Following the obligatory evening Catan game, which now involves a whole slough of newly-made friends, we determine that stargazing is in order. And so Jenny, Tucker, Maggie, Brad, Cody and I suit up and head out into the crisp clear Maine night. We walk single file through the birches by the light of our headlamps, like a big glowing caterpillar, until we reach the rocky promontory where Jenny and I have now visited at least a couple times each. We take the few steps down to the snow and ice covered bank, and then everyone is still, with heads tilted to the universe above, completely silent. All we hear is a subtle wooshing – the water moving beneath the ice. I feel grounded, comfortably small, part of something more grand, curious, in awe, and happy to be with others for the moment.

After several minutes, we depart as we arrived, in single file. Cody veers off to tend to a skating rink he’s making for a crewmate. “I gotta get another layer on before the storm!” I think he’s crazy and proclaim that he must have an anchor on shore in case he falls through, and in making said proclamation, volunteer myself as that anchor. He yells at me to join him, but walking out on dark frozen lakes isn’t really my jam as romantic as Eternal Sunshine makes it seem.

“C’mon Western Mass, get out here!” This is not the first time my WestMass roots have been used as a subtle insult.

“Nope, really, I’m too scared.”

“Okay, you’ve gotta do what makes you comfortable, but seriously, I broke through here the other day and it’s literally two feet deep.”

I’m not convinced because obviously I could break through and my legs could just instantaneously freeze and they’d spot us the next morning like statues secured from the shins down in the frozen aqua concrete. Replaying that notion a few times and recognizing its unlikelihood, I venture out at a cautious pace. Upon reaching the little rink (in three minutes versus thirty seconds), I skate around in my boots like a five-year-old. Once Cody is done with the chore of recoating, we make our way back towards the hut. The sky is intoxicating. All of it is intoxicating – the birches, the sky, the glowing hut, the good company. We part ways and I return to my cabin, where Jenny and Maggie converse – Maggie’s been assigned to join us for the night – so it’s an adventure ladies’ slumber party.

The next morning after breakfast, it is time to depart the winter wonderland fantasy retreat castle, though I wish to stay and get snowed in there. Jenny and I prep lunches, repack all our things, and bid farewell to crew and friends. Cody runs out of the kitchen. Though five feet apart, I perceive a hug, but we remain at a distance.

Maybe there’s something there. Friendship, adventure company, other…

…or maybe not…

…but maybe. And there’s at least hope of something good in maybe.
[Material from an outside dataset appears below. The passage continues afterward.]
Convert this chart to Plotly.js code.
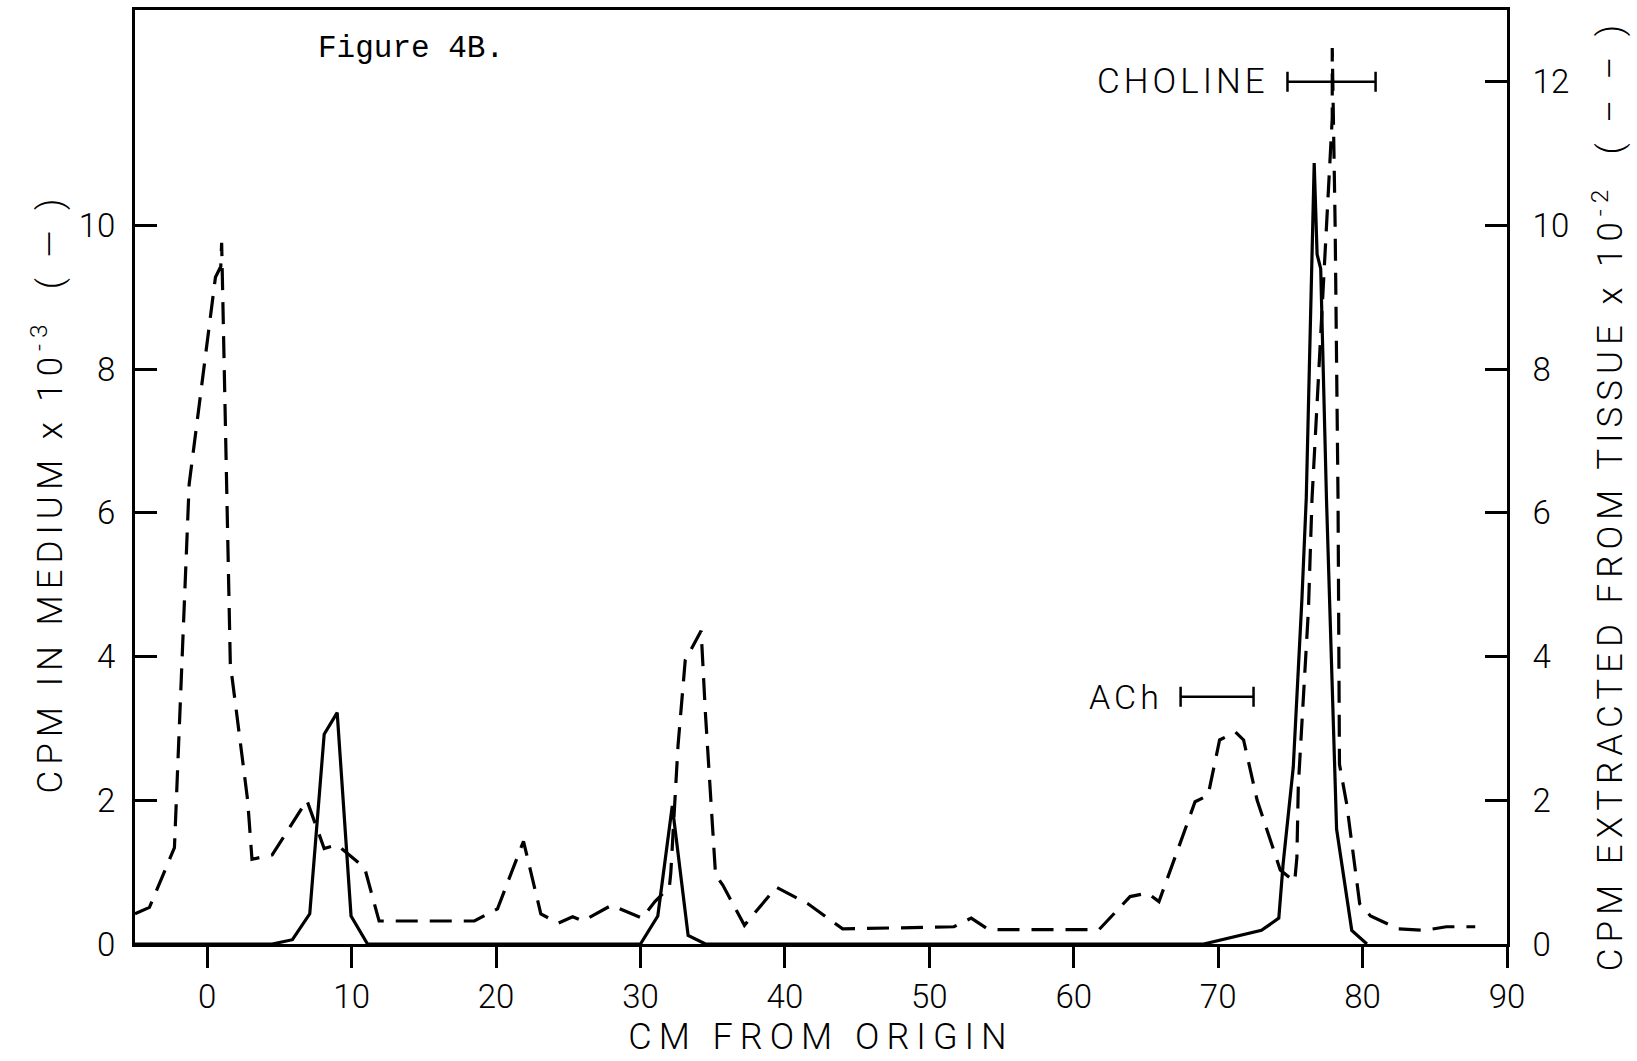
<!DOCTYPE html>
<html>
<head>
<meta charset="utf-8">
<script src="https://cdn.plot.ly/plotly-3.0.1.min.js"></script>
<style>
html, body { margin: 0; padding: 0; background: #fff; }
#chart { width: 1637px; height: 1061px; }
.xtitle { letter-spacing: 7px; }
.ytitle, .y2title { letter-spacing: 6px; }
.annotation-text[style*="Roboto"] { letter-spacing: 4px; }
</style>
</head>
<body>
<div id="chart"></div>
<script>
// ---- Data ----
// Dashed line: CPM extracted from tissue (x 10^-2), right axis
const tissueX = [-5.0, -4.0, -2.27, -1.25, 0.57, 0.94, 1.0, 1.36, 1.6, 1.95, 2.8, 3.1, 4.5, 6.9, 8.1, 9.0, 9.8, 10.9, 11.9, 18.5, 20.1, 21.9, 23.1, 24.3, 25.3, 26.0, 28.0, 30.1, 31.0, 32.0, 32.1, 32.6, 33.1, 34.2, 34.5, 35.2, 35.7, 37.2, 39.4, 41.6, 44.0, 51.7, 52.9, 54.1, 61.75, 63.9, 65.1, 65.9, 67.2, 68.4, 69.3, 70.1, 71.2, 71.76, 72.7, 74.3, 75.3, 75.45, 75.55, 76.25, 76.5, 77.3, 77.9, 77.9, 78.1, 78.3, 78.4, 78.9, 79.8, 80.55, 82.5, 84.3, 85.8, 87.8];
const tissueY = [0.42, 0.51, 1.34, 6.4, 9.28, 9.43, 9.76, 6.18, 3.9, 3.35, 2.0, 1.18, 1.24, 2.0, 1.33, 1.38, 1.24, 1.06, 0.32, 0.32, 0.49, 1.43, 0.42, 0.29, 0.38, 0.32, 0.54, 0.36, 0.59, 0.79, 0.99, 2.76, 3.95, 4.36, 3.2, 0.96, 0.82, 0.26, 0.79, 0.56, 0.21, 0.24, 0.36, 0.2, 0.2, 0.66, 0.71, 0.59, 1.31, 1.98, 2.07, 2.84, 2.95, 2.84, 2.0, 1.03, 0.87, 1.2, 2.2, 4.65, 6.2, 9.3, 11.5, 12.47, 10.0, 6.2, 2.5, 1.95, 0.56, 0.39, 0.21, 0.19, 0.24, 0.24];

// Solid line: CPM in medium (x 10^-3), left axis
const mediumX = [-5, 4.5, 5.9, 7.1, 8.1, 9.0, 9.96, 11.1, 30.0, 31.2, 32.2, 33.3, 34.5, 69.0, 73.0, 74.2, 74.5, 75.2, 75.8, 76.1, 76.65, 76.85, 77.1, 77.5, 78.2, 79.25, 80.3];
const mediumY = [0, 0, 0.06, 0.42, 2.92, 3.22, 0.39, 0, 0, 0.39, 1.92, 0.12, 0, 0, 0.19, 0.36, 1.12, 2.46, 4.8, 6.2, 10.87, 9.6, 9.4, 6.2, 1.6, 0.19, 0];

// Standard markers (migration ranges)
const cholineLabel = 'CHOLINE';
const cholineRange = [74.8, 80.9];
const cholineLevel = 12;
const achLabel = 'ACh';
const achRange = [67.4, 72.45];
const achLevel = 3.44;

// Axis ticks
const xTickVals = [0, 10, 20, 30, 40, 50, 60, 70, 80, 90];
const xTickText = ['0', '10', '20', '30', '40', '50', '60', '70', '80', '90'];
const leftTickVals = [0, 2, 4, 6, 8, 10];
const leftTickText = ['0', '2', '4', '6', '8', '10'];
const rightTickVals = [0, 2, 4, 6, 8, 10, 12];
const rightTickText = ['0', '2', '4', '6', '8', '10', '12'];

const FONT = 'Roboto, "DejaVu Sans", sans-serif';

function rangeBar(range, level, yaxis) {
  const mid = (range[0] + range[1]) / 2;
  const half = (range[1] - range[0]) / 2;
  return {
    type: 'scatter', mode: 'markers', x: [mid], y: [level], yaxis: yaxis,
    marker: { size: 1, color: 'rgba(0,0,0,0)' },
    error_x: { type: 'data', array: [half], symmetric: true, color: '#000', thickness: 2.5, width: 10 },
    hoverinfo: 'skip', showlegend: false
  };
}

const data = [
  {
    type: 'scatter', mode: 'lines', name: 'Tissue',
    x: tissueX, y: tissueY, yaxis: 'y2',
    line: { color: '#000', width: 3.2, dash: '22px,12px' }
  },
  {
    type: 'scatter', mode: 'lines', name: 'Medium',
    x: mediumX, y: mediumY, yaxis: 'y',
    line: { color: '#000', width: 3.2 }
  },
  rangeBar(cholineRange, cholineLevel, 'y2'),
  rangeBar(achRange, achLevel, 'y')
];

const axisCommon = {
  showline: true, linewidth: 3, linecolor: '#000',
  showgrid: false, zeroline: false,
  tickwidth: 3, tickcolor: '#000',
  tickfont: { family: FONT, size: 33, color: '#000', weight: 300 }
};

const layout = {
  width: 1637, height: 1061,
  margin: { l: 135, r: 130, t: 10, b: 117, pad: 0 },
  paper_bgcolor: '#fff', plot_bgcolor: '#fff',
  showlegend: false,
  font: { family: FONT, size: 32, color: '#000', weight: 300 },
  xaxis: Object.assign({}, axisCommon, {
    range: [-5, 90], tickmode: 'array', tickvals: xTickVals, ticktext: xTickText,
    ticks: 'outside', ticklen: 21, mirror: true,
    title: { text: 'CM FROM ORIGIN', font: { family: FONT, size: 36, color: '#000', weight: 300 }, standoff: 10 }
  }),
  yaxis: Object.assign({}, axisCommon, {
    range: [0, 13], tickmode: 'array', tickvals: leftTickVals, ticktext: leftTickText,
    ticks: 'inside', ticklen: 22, ticklabelstandoff: 10,
    title: { text: 'CPM IN MEDIUM x 10<sup>-3</sup>\u00a0\u00a0(\u00a0—\u00a0)', font: { family: FONT, size: 35, color: '#000', weight: 300 }, standoff: 6 }
  }),
  yaxis2: Object.assign({}, axisCommon, {
    range: [0, 13], overlaying: 'y', side: 'right', tickmode: 'array',
    tickvals: rightTickVals, ticktext: rightTickText,
    ticks: 'inside', ticklen: 22, ticklabelstandoff: 16,
    title: { text: 'CPM EXTRACTED FROM TISSUE x 10<sup>-2</sup>\u00a0\u00a0(\u00a0–\u00a0–\u00a0)', font: { family: FONT, size: 35, color: '#000', weight: 300 }, standoff: 30 }
  }),
  annotations: [
    {
      xref: 'paper', yref: 'paper', x: 0.1319, y: 0.9593, xanchor: 'left', yanchor: 'middle',
      text: 'Figure 4B.', showarrow: false,
      font: { family: '"Liberation Mono", "DejaVu Sans Mono", monospace', size: 31, color: '#000' }
    },
    {
      xref: 'x', yref: 'y2', x: cholineRange[0], y: cholineLevel, xanchor: 'right', yanchor: 'middle',
      xshift: -16, text: cholineLabel, showarrow: false,
      font: { family: FONT, size: 35, color: '#000', weight: 300 }
    },
    {
      xref: 'x', yref: 'y', x: achRange[0], y: achLevel, xanchor: 'right', yanchor: 'middle',
      xshift: -16, text: achLabel, showarrow: false,
      font: { family: FONT, size: 34, color: '#000', weight: 300 }
    }
  ]
};

function shiftTitle(sel, d) {
  const t = document.querySelector(sel);
  if (!t) return;
  const x = parseFloat(t.getAttribute('x'));
  if (!isNaN(x)) t.setAttribute('x', x - d);
}

Plotly.newPlot('chart', data, layout, { staticPlot: true, displayModeBar: false }).then(function () {
  shiftTitle('.ytitle', 16);
  shiftTitle('.y2title', 18);
});
</script>
</body>
</html>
Jenny and I embark on the return journey, reflecting on the highlights of our redesigned holiday. I’ve nearly forgotten about the stomach bug, but my thoughts towards it are not nearly as harsh as when it struck. Without it, there would not have been the stargazing, sledding, and ice-skating; nor, the new connections.

Of course, the vacation would not be complete without one more wrench. Despite our early departure, we get caught in the blizzard and must take cover at a Super 8 in Freeport, Maine. With this last zinger, the whole trip seems to be an allegory for maintaining fluidity and flexibility in the face of the unknown.

I will return home to the big change that I’m still digesting.

Maybe the move will be the best thing ever…

…or maybe not…

…but maybe. And there’s at least hope of something good in maybe.

Our journey recalibrates me, reminding to keep an open mind and renewing my reverence for nature and sense of shelter that is felt, not by walls and roof, but in the company of others.